Hardwarebasis sind entweder die Inustrial-Edge-Router „IR 809/829“, den Industrial-Ethernet-Switch „IE4000“ oder der Integrated Service Router „ISD 4000“ mit integriertem „Unified Computing System“ (UCS). Soll die Rechenleistung hoch sein, empfiehlt eignen sich die Server „UCS C220“ und „C240“.
Siemens bringt eigene Edge-Hardware
Siemens hatte bereits 2018 sein Industrial-Edge-Konzept vorgestellt. Auf der Pressekonferenz zur HMI betonte Klaus Helmrich, Mitglied des Siemens-Vorstandes, die große Bedeutung der Edge-Technologien und der Künstlichen Intelligenz für Siemens. Edge-Technologien sollen systematisch in alle Industrieprodukte integriert werden.
Ein Beispiel dafür ist „Sinumerik Edge“, eine maschinennahe Plattform für die Hersteller von Werkzeugmaschinen. Sie wird direkt an oder neben der Maschine angebracht. Dort arbeiten dann Edge-Apps, beispielsweise „Analyze My Workpiece“, eine Anwendung zur Aufzeichnung von Echtzeitdaten über den Produktionsprozess. Im Hintergrund werkelt die in Zukunft auch über 5G angebundene Cloud.
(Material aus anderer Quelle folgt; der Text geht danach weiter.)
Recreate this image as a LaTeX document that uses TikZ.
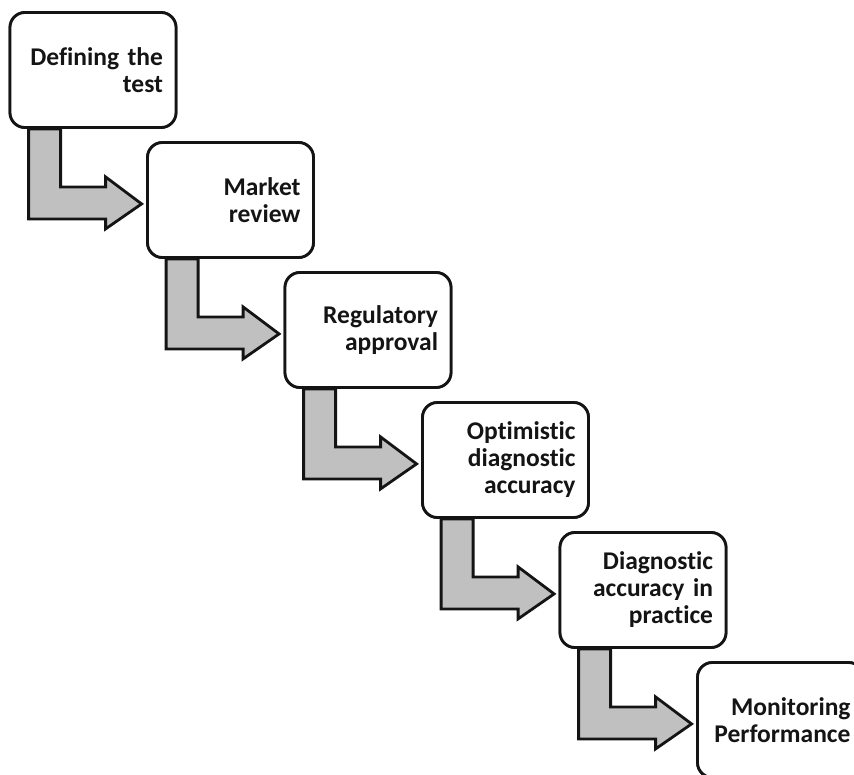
\documentclass[tikz,border=0pt]{standalone}
\usepackage{fontspec}
\setmainfont{Carlito}[Ligatures=NoCommon]
\usetikzlibrary{calc}
\definecolor{arrowgray}{RGB}{192,192,192}
\definecolor{ink}{RGB}{20,20,20}
\tikzset{
  stage/.style={draw=ink, line width=2.8pt, rounded corners=15pt, fill=white,
    minimum width=166pt, minimum height=115pt, text width=140pt, inner xsep=13pt,
    align=right, font=\bfseries\fontsize{25.5}{27}\selectfont, text=ink},
  bentarrow/.style={draw=ink, line width=2.8pt, fill=arrowgray, line join=miter}
}
\newcommand{\bentflow}[1]{%
  \draw[bentarrow] ($(#1.south west)+(20,0)$) -- ++(0,-90) -- ++(77,0) -- ++(0,-10)
    -- ++(36,25) -- ++(-36,27) -- ++(0,-10) -- ++(-45,0) -- ++(0,58) -- cycle;}
\begin{document}
\begin{tikzpicture}[x=1pt,y=1pt]
\useasboundingbox (0,0) rectangle (854,-774);
\begin{scope}
\clip (0,0) rectangle (854,-774);
\node[stage] (s1) at (93,-70) {};
\node[stage] (s2) at (230.5,-200) {};
\node[stage] (s3) at (368,-330) {};
\node[stage] (s4) at (505.5,-460) {};
\node[stage] (s5) at (643,-590) {};
\node[stage] (s6) at (780.5,-720) {};
\bentflow{s1}
\bentflow{s2}
\bentflow{s3}
\bentflow{s4}
\bentflow{s5}
\node[stage] at (s1) {Defining the\\test};
\node[stage] at (s2) {Market\\review};
\node[stage] at (s3) {Regulatory\\approval};
\node[stage] at (s4) {Optimistic\\diagnostic\\accuracy};
\node[stage] at (s5) {Diagnostic\\accuracy in\\practice};
\node[stage] at (s6) {Monitoring\\Performance};
\end{scope}
\end{tikzpicture}
\end{document}
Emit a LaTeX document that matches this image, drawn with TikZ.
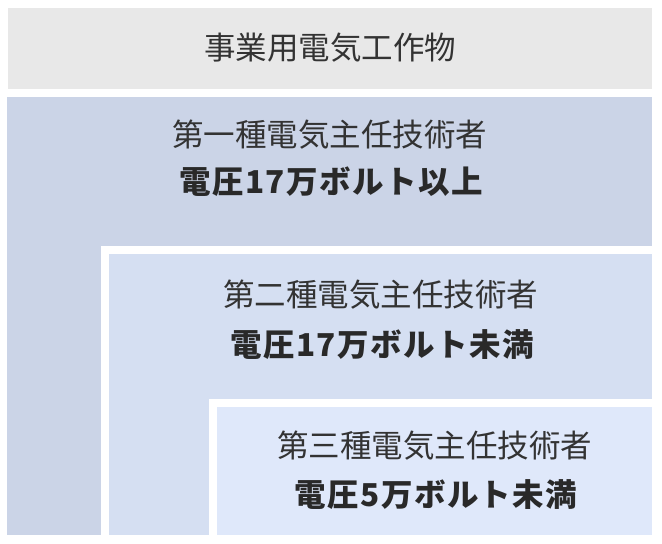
\documentclass[tikz,border=0pt]{standalone}
\usepackage{fontspec}
\newfontfamily\jpfont{Noto Sans CJK JP}
\newfontfamily\jpvolt[LetterSpace=4.5]{Noto Sans CJK JP}
\usepackage{tikz}
\definecolor{workgray}{HTML}{E8E8E8}
\definecolor{firstblue}{HTML}{CBD4E7}
\definecolor{secondblue}{HTML}{D5DFF2}
\definecolor{thirdblue}{HTML}{DFE8FA}
\definecolor{textgray}{HTML}{333333}
\tikzstyle{title}   = [font=\jpfont\fontsize{31.5}{33}\selectfont, text=textgray, inner sep=0pt]
\tikzstyle{volt}    = [font=\jpvolt\bfseries\fontsize{31.5}{33}\selectfont, text=textgray!80!black, inner sep=0pt]

\begin{document}
\begin{tikzpicture}[x=1pt,y=-1pt]
        \useasboundingbox (0,0) rectangle (662,544);

        \fill[workgray] (8,8) rectangle (652,89);
        \fill[firstblue] (7,97) rectangle (652,535);
        \fill[white] (101,246) rectangle (652,535);
        \fill[secondblue] (109,254) rectangle (652,535);
        \fill[white] (209,399) rectangle (652,535);
        \fill[thirdblue] (217,407) rectangle (652,535);

        \node[title] (work) at (330,48) {事業用電気工作物};

        \node[title] (first) at (329.5,135) {第一種電気主任技術者};
        \node[volt] (firstv) at (331,182) {電圧17万ボルト以上};

        \node[title] (second) at (380.5,295) {第二種電気主任技術者};
        \node[volt] (secondv) at (382,345) {電圧17万ボルト未満};

        \node[title] (third) at (434.5,446) {第三種電気主任技術者};
        \node[volt] (thirdv) at (436,495) {電圧5万ボルト未満};
    \end{tikzpicture}
\end{document}
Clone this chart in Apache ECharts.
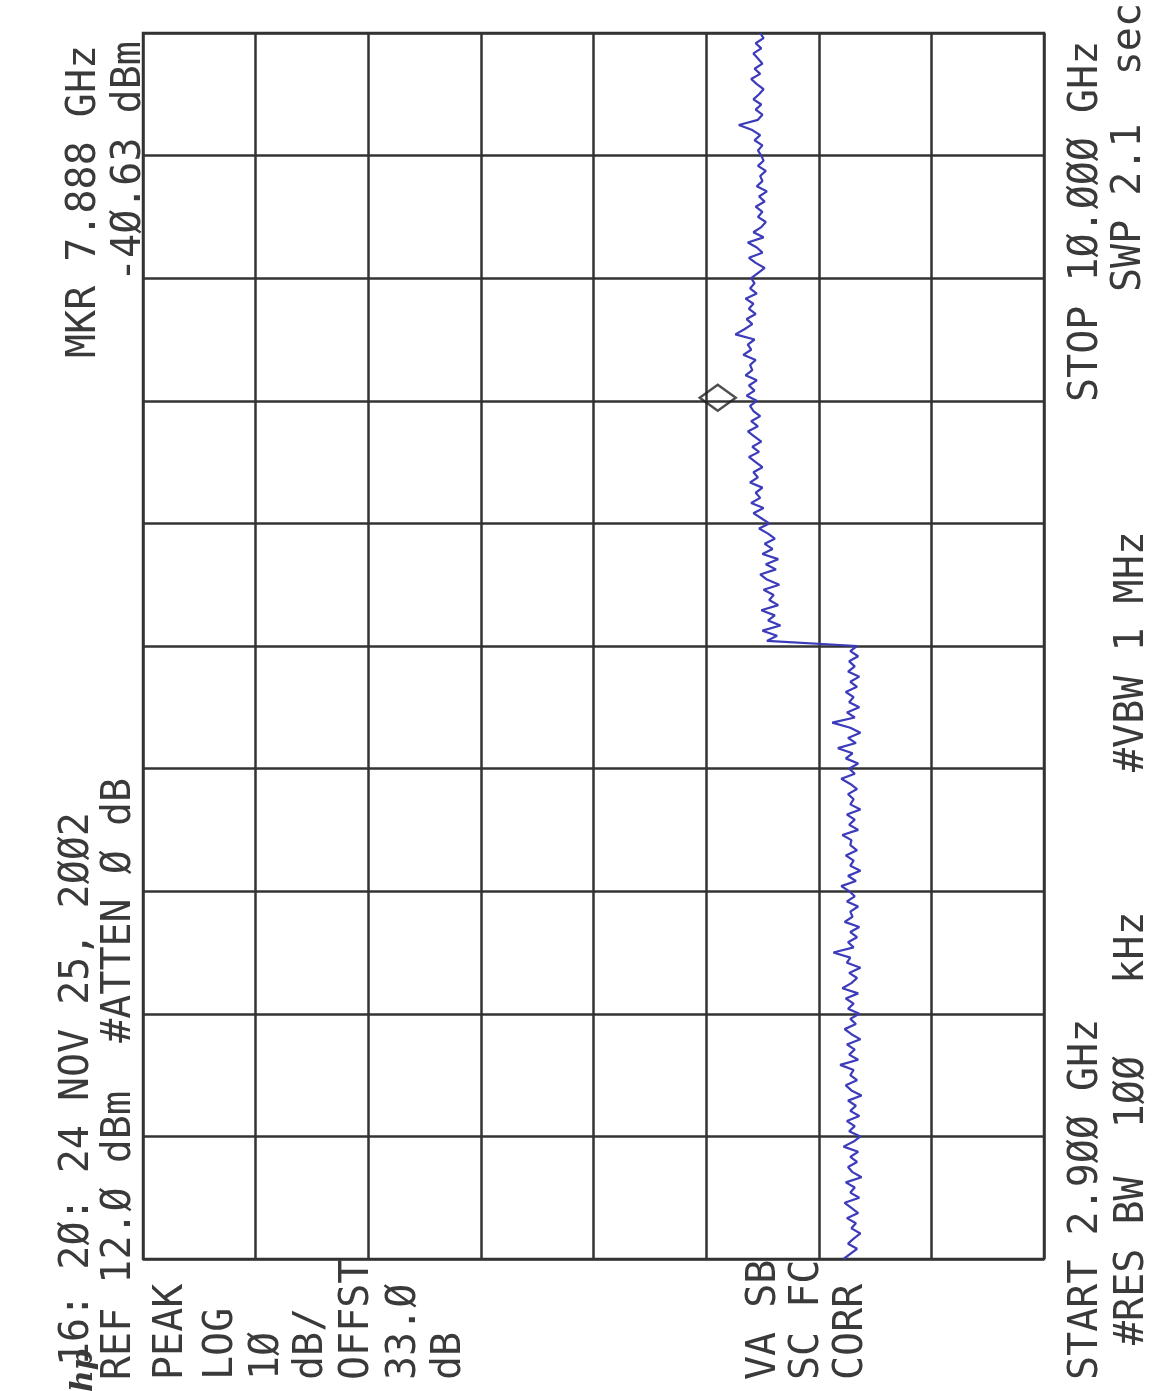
<!DOCTYPE html>
<html>
<head>
<meta charset="utf-8">
<script src="https://cdn.jsdelivr.net/npm/echarts@6/dist/echarts.min.js"></script>
<style>
  html, body { margin: 0; padding: 0; background: #ffffff; }
  #chart { width: 1154px; height: 1391px; }
</style>
</head>
<body>
<div id="chart"></div>
<script>
// ---------- data ----------
const FREQ_START_GHZ = 2.9;
const FREQ_STOP_GHZ = 10.0;
const REF_LEVEL_DBM = 12.0;
const DB_PER_DIV = 10;
const AMP_DIVS = 8;
const FREQ_DIVS = 10;

// trace amplitude (dBm), sweep point 0..120 (2.900 GHz → ~6.45 GHz)
const lowerTrace = [
  -50.2, -50.8, -51.4, -50.6, -51.1, -51.7, -50.9, -51.3, -50.5, -51.5,
  -50.9, -50.3, -51.6, -50.8, -51.2, -50.4, -51.8, -51.0, -50.6, -51.4,
  -50.8, -51.5, -50.2, -51.1, -51.7, -50.7, -51.2, -50.5, -51.6, -50.8,
  -51.3, -50.6, -51.8, -50.9, -50.4, -51.4, -50.8, -51.1, -49.9, -51.5,
  -50.7, -51.2, -50.5, -51.7, -50.9, -50.3, -51.3, -50.8, -51.6, -50.6,
  -51.1, -50.4, -51.5, -50.1, -50.9, -51.4, -50.7, -51.7, -50.5, -50.8,
  -49.3, -51.1, -50.6, -51.4, -50.8, -51.6, -50.3, -51.0, -50.8, -51.5,
  -50.5, -51.2, -50.7, -50.0, -51.3, -50.6, -51.7, -50.8, -51.1, -50.4,
  -51.4, -50.8, -50.9, -50.1, -51.5, -50.7, -51.2, -50.5, -51.7, -50.8,
  -51.1, -50.6, -51.4, -50.8, -50.0, -51.2, -50.7, -51.5, -50.4, -51.0,
  -49.7, -51.3, -50.6, -51.7, -50.8, -49.2, -51.2, -50.5, -51.6, -50.7,
  -51.1, -50.4, -51.4, -50.8, -51.6, -50.6, -51.2, -50.7, -51.5, -50.8,
  -51.4
];
// trace amplitude (dBm), sweep point 121..240 (~6.48 GHz → 10.000 GHz)
const upperTrace = [
  -43.4, -44.3, -43.0, -44.6, -43.5, -44.1, -42.9, -44.4, -43.6, -44.0,
  -43.1, -44.5, -43.4, -42.8, -44.2, -43.3, -44.4, -43.0, -43.9, -43.2,
  -44.1, -43.5, -42.7, -43.6,
  -42.9, -42.2, -43.1, -42.0, -42.8, -42.4, -43.0, -41.9, -42.6, -42.2,
  -43.0, -42.4, -41.8, -42.7, -42.1, -42.9, -42.3, -41.7, -42.6, -42.0,
  -42.8, -42.2, -41.9, -42.5,
  -41.6, -42.3, -41.8, -42.5, -41.5, -42.1, -41.9, -42.4, -41.3, -42.0,
  -41.7, -42.3, -40.6, -41.4, -42.1, -41.6, -42.4, -41.8, -42.2, -41.5,
  -42.5, -41.9, -42.3, -42.0,
  -42.6, -43.2, -42.4, -41.8, -43.0, -42.5, -41.7, -43.1, -42.2, -42.9,
  -43.3, -42.6, -43.0, -42.4, -43.2, -42.7, -43.4, -42.5, -43.0, -42.8,
  -43.3, -42.6, -43.1, -42.9,
  -42.6, -43.0, -42.3, -42.8, -42.1, -40.9, -42.6, -43.0, -42.4, -42.9,
  -42.2, -42.7, -43.1, -42.5, -42.0, -42.8, -42.3, -43.0, -42.6, -42.2,
  -42.9, -42.4, -43.1, -42.8
];
const markerFreqGHz = 7.888;
const markerAmpDbm = -40.63;

// annotation texts
const annotationTexts = [
  "16: 2Ø: 24 NOV 25, 2ØØ2",
  "REF 12.Ø dBm  #ATTEN Ø dB",
  "PEAK", "LOG", "1Ø", "dB/", "OFFST", "33.Ø", "dB",
  "VA SB", "SC FC", "CORR",
  "START 2.9ØØ GHz", "STOP 1Ø.ØØØ GHz",
  "#RES BW  1ØØ   kHz", "#VBW 1 MHz", "SWP 2.1  sec",
  "MKR 7.888 GHz", "-4Ø.63 dBm"
];
const logoText = "hp";

// ---------- layout (positions/styles) ----------
const textPos = [
  [78, 1366], [120, 1380],
  [172, 1380], [222, 1380], [268, 1380], [312, 1380], [358, 1380], [405, 1380], [450, 1380],
  [765, 1380], [808, 1380], [852, 1380],
  [1087, 1380], [1087, 402],
  [1133, 1345], [1133, 772], [1130, 292],
  [85, 358], [130, 282]
];

const allPoints = lowerTrace.concat(upperTrace);
const nPts = allPoints.length;
const traceData = allPoints.map((a, i) => [a, FREQ_START_GHZ + (FREQ_STOP_GHZ - FREQ_START_GHZ) * i / (nPts - 1)]);

const gridColor = '#333333';
const textColor = '#3a3a3a';
const FONT = '"DejaVu Sans Mono", monospace';

const graphics = annotationTexts.map((t, i) => ({
  type: 'text',
  x: textPos[i][0],
  y: textPos[i][1],
  rotation: Math.PI / 2,
  style: {
    text: t,
    font: '40px ' + FONT,
    fill: textColor,
    align: 'left',
    verticalAlign: 'middle'
  }
}));
graphics.push({
  type: 'text',
  x: 84, y: 1392,
  rotation: Math.PI / 2,
  style: {
    text: logoText,
    font: 'italic bold 30px "DejaVu Serif", serif',
    fill: textColor,
    align: 'left',
    verticalAlign: 'middle'
  }
});

const chart = echarts.init(document.getElementById('chart'), null, { renderer: 'canvas' });
const ampMin = REF_LEVEL_DBM - DB_PER_DIV * AMP_DIVS;
chart.setOption({
  animation: false,
  backgroundColor: '#ffffff',
  grid: {
    left: 143, top: 33, right: 110, bottom: 132,
    show: true, borderColor: gridColor, borderWidth: 2.5,
    backgroundColor: 'transparent'
  },
  xAxis: {
    type: 'value',
    min: ampMin, max: REF_LEVEL_DBM, interval: DB_PER_DIV,
    inverse: true,
    axisLine: { show: false }, axisTick: { show: false }, axisLabel: { show: false },
    splitLine: { show: true, lineStyle: { color: gridColor, width: 2.5 } }
  },
  yAxis: {
    type: 'value',
    min: FREQ_START_GHZ, max: FREQ_STOP_GHZ,
    interval: (FREQ_STOP_GHZ - FREQ_START_GHZ) / FREQ_DIVS,
    axisLine: { show: false }, axisTick: { show: false }, axisLabel: { show: false },
    splitLine: { show: true, lineStyle: { color: gridColor, width: 2.5 } }
  },
  series: [
    {
      type: 'line',
      data: traceData,
      showSymbol: false,
      symbol: 'none',
      lineStyle: { color: '#3b3bbb', width: 2.2 },
      z: 3
    },
    {
      type: 'scatter',
      data: [[markerAmpDbm, markerFreqGHz]],
      symbol: 'diamond',
      symbolSize: [36, 26],
      symbolOffset: [-18, 0],
      itemStyle: { color: 'rgba(0,0,0,0)', borderColor: '#222222', borderWidth: 2.5 },
      z: 4
    }
  ],
  graphic: graphics
});
</script>
</body>
</html>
Edge-Computing bringt mehr firmeninterne Rechenzentren
Das sind nur einige von vielen Beispielen. Sie belegen aber zusammen mit den vielen Exponaten industrieller Einsatzumgebungen, die es auf der HMI zu sehen gab, dass man die Bedeutung des Edge-Computing schwer überschätzen kann.
Es werden sich wohl viele Varianten von Edge-Systemen herausbilden. Das Spektrum reicht von der maschinennahen intelligenten Box, die direkt vom Hersteller des Equipments geliefert wird, bis zu kompletten Rechenzentren auf dem Fabrikhof. All dies gibt es in Zukunft in den unterschiedlichsten Betriebsmodellen.
Mit anderen Worten: Die Cloud bedeutet mitnichten das Ende der unternehmensinternen Rechenzentren. Im Gegenteil. Sie werden vielgestaltiger.